Problem statement
Please copy the lines below exactly, from the first one through the line showing "plt.rcParams['font.family'] = ['Liberation".

Data shown
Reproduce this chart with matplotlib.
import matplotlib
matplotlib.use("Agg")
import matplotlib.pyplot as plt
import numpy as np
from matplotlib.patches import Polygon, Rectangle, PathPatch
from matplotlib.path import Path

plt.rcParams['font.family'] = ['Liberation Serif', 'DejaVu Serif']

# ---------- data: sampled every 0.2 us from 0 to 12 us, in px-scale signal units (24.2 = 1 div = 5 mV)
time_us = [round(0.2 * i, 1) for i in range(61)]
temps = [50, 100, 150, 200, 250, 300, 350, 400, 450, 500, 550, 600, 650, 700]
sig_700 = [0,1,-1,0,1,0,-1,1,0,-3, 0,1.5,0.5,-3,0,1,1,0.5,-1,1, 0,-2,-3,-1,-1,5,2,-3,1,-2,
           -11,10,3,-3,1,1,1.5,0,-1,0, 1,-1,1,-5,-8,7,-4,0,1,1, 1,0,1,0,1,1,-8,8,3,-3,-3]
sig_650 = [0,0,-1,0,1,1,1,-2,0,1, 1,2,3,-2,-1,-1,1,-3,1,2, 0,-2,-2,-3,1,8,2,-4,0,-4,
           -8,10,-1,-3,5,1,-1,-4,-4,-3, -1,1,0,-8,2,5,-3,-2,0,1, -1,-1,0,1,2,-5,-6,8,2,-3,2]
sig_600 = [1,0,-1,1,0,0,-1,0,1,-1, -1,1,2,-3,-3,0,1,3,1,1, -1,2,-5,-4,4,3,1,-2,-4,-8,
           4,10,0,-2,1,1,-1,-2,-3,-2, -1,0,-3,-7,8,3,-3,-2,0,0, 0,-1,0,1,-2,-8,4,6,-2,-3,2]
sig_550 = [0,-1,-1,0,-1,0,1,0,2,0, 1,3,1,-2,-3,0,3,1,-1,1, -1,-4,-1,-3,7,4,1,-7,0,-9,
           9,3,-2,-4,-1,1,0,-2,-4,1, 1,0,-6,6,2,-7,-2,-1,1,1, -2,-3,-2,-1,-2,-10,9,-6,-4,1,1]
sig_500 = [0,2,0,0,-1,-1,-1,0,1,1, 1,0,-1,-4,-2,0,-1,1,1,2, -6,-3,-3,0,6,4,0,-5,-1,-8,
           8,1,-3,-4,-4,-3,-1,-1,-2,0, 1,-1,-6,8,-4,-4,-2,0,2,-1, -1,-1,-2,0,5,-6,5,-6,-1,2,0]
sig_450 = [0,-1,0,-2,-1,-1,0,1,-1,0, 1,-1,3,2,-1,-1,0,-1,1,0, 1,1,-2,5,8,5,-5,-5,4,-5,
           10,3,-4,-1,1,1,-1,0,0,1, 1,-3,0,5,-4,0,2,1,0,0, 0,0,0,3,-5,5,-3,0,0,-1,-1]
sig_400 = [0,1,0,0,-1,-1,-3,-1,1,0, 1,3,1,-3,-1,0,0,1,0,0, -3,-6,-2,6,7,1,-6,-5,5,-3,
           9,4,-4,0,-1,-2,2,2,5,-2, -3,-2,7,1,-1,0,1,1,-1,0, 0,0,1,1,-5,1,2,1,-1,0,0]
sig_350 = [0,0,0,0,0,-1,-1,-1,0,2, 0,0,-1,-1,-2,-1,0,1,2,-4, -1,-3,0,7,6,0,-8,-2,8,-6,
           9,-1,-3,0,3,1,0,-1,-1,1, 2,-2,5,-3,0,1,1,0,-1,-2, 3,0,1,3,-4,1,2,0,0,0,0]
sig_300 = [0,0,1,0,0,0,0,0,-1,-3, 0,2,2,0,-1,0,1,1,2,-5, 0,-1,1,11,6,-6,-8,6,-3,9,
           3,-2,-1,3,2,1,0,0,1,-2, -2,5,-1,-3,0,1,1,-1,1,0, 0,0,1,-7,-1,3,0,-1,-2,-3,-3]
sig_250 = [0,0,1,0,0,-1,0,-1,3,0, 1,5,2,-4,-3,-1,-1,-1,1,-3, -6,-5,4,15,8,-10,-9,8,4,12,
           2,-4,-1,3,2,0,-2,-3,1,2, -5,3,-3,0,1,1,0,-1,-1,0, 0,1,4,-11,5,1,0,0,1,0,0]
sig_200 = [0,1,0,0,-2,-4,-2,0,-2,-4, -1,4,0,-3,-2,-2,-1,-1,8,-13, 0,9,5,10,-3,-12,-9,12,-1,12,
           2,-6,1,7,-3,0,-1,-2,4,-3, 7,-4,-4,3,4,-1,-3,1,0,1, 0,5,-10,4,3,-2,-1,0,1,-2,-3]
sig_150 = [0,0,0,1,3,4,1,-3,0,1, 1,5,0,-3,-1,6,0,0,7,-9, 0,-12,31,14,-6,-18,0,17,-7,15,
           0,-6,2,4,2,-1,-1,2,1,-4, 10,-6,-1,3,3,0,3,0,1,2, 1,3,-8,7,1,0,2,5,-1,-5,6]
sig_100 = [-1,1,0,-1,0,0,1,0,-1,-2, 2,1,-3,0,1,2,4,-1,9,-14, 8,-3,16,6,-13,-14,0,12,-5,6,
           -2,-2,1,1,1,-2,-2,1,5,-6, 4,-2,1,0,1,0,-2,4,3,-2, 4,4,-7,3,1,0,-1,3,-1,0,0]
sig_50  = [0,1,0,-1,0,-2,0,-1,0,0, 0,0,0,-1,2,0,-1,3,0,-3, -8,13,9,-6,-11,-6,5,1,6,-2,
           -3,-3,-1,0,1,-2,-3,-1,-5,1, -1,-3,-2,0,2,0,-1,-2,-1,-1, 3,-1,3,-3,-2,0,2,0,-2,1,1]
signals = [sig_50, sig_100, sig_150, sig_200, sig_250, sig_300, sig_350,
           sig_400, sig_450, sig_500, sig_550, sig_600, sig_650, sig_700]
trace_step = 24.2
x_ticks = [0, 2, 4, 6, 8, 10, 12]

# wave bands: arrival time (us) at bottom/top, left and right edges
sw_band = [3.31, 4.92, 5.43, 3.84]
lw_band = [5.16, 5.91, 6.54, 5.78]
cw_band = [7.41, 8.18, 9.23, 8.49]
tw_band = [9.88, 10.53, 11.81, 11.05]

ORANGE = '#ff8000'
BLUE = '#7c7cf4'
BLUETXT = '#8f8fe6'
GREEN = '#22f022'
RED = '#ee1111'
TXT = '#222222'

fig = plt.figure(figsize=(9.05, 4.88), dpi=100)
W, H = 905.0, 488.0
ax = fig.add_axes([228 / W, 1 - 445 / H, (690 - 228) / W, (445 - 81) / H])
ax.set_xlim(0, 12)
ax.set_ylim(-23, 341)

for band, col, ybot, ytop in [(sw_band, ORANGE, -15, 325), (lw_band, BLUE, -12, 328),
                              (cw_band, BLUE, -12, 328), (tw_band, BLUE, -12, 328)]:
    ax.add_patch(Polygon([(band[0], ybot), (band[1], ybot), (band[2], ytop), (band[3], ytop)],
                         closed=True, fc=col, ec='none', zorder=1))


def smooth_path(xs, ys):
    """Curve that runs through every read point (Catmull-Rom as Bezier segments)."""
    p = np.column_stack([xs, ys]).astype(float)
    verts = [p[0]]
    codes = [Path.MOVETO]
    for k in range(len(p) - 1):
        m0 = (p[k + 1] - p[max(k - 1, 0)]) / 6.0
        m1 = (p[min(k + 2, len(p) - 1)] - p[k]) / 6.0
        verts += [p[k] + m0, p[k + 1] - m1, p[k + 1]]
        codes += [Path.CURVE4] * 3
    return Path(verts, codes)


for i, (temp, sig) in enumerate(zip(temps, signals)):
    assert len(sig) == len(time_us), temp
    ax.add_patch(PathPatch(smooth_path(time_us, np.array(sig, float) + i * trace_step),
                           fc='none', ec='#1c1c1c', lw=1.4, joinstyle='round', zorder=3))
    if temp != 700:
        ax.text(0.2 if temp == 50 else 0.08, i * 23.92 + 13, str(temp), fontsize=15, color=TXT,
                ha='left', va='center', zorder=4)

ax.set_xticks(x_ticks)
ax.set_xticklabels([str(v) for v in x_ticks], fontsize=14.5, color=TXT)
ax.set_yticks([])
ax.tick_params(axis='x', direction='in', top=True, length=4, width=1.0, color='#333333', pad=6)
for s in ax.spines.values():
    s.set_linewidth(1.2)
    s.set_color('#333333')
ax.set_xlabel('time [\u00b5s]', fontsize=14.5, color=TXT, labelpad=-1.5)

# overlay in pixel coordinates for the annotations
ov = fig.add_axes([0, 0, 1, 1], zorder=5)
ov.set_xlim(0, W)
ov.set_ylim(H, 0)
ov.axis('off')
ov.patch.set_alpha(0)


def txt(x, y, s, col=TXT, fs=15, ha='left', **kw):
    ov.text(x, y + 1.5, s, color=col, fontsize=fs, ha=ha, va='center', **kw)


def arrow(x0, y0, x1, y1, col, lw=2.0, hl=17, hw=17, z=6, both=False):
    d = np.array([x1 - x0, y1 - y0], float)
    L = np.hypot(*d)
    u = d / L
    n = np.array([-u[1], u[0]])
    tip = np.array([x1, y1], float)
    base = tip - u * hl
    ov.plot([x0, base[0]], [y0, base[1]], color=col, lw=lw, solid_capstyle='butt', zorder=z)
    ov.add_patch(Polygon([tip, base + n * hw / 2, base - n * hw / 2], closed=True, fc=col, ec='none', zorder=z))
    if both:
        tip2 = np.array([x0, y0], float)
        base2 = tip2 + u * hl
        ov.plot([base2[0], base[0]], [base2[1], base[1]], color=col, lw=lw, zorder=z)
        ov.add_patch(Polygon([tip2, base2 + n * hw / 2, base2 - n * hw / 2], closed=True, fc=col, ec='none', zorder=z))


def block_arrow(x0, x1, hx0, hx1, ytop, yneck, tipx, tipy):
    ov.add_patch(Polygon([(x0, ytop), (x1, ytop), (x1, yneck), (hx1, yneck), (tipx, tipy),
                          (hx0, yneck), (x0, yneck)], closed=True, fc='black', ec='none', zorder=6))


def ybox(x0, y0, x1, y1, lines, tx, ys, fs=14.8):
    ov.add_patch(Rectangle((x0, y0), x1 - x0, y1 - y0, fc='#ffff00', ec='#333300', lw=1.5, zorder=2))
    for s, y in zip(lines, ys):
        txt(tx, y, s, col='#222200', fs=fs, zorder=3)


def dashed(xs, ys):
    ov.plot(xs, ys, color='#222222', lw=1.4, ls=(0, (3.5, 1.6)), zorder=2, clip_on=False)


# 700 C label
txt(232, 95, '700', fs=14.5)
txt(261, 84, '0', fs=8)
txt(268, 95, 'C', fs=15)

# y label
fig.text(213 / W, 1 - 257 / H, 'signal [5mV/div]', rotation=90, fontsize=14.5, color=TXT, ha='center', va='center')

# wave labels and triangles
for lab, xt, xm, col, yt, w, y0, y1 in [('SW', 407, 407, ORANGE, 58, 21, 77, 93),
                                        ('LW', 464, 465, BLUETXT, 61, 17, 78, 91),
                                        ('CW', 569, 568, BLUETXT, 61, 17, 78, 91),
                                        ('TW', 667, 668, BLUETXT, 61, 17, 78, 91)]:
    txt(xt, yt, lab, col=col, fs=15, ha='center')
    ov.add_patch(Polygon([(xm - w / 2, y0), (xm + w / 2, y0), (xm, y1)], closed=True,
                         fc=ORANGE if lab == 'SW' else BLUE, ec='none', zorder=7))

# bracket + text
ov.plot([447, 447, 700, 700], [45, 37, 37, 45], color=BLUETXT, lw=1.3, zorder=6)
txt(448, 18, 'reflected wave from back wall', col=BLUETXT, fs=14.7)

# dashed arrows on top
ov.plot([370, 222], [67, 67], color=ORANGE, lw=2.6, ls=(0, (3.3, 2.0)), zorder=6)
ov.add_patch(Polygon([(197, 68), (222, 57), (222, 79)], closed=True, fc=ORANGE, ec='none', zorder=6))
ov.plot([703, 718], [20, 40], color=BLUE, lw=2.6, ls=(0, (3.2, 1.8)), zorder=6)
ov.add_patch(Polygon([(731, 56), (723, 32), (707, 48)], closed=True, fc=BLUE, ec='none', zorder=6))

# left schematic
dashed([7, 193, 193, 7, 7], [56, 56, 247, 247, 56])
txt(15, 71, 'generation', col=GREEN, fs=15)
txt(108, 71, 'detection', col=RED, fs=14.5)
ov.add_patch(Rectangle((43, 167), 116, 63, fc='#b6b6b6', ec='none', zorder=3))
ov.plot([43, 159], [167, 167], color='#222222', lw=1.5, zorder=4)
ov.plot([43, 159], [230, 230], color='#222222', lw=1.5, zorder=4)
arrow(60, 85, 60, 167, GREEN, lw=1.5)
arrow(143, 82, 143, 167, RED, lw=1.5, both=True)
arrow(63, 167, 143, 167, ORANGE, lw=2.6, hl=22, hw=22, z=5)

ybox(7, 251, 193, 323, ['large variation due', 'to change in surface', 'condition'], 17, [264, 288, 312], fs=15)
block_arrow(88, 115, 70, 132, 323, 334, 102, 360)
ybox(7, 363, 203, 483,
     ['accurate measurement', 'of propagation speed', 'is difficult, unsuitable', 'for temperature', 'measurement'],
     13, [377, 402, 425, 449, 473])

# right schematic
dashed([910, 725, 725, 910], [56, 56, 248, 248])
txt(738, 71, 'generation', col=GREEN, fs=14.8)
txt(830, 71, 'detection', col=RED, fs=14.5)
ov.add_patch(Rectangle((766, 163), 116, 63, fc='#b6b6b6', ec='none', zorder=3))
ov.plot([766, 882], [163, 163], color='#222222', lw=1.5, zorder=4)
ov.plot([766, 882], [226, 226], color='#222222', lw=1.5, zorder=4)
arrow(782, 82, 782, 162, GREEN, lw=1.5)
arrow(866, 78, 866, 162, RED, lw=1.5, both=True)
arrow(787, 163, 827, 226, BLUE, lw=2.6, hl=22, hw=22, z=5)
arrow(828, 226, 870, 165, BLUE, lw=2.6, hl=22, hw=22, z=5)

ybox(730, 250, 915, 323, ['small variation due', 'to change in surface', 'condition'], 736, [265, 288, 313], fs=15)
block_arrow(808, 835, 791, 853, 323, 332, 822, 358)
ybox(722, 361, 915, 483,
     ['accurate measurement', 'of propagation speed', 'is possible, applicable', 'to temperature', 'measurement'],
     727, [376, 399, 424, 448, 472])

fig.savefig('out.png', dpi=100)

Reply
Reproduce this chart with matplotlib.
import matplotlib
matplotlib.use("Agg")
import matplotlib.pyplot as plt
import numpy as np
from matplotlib.patches import Polygon, Rectangle, PathPatch
from matplotlib.path import Path

plt.rcParams['font.family'] = ['Liberation Serif', 'DejaVu Serif']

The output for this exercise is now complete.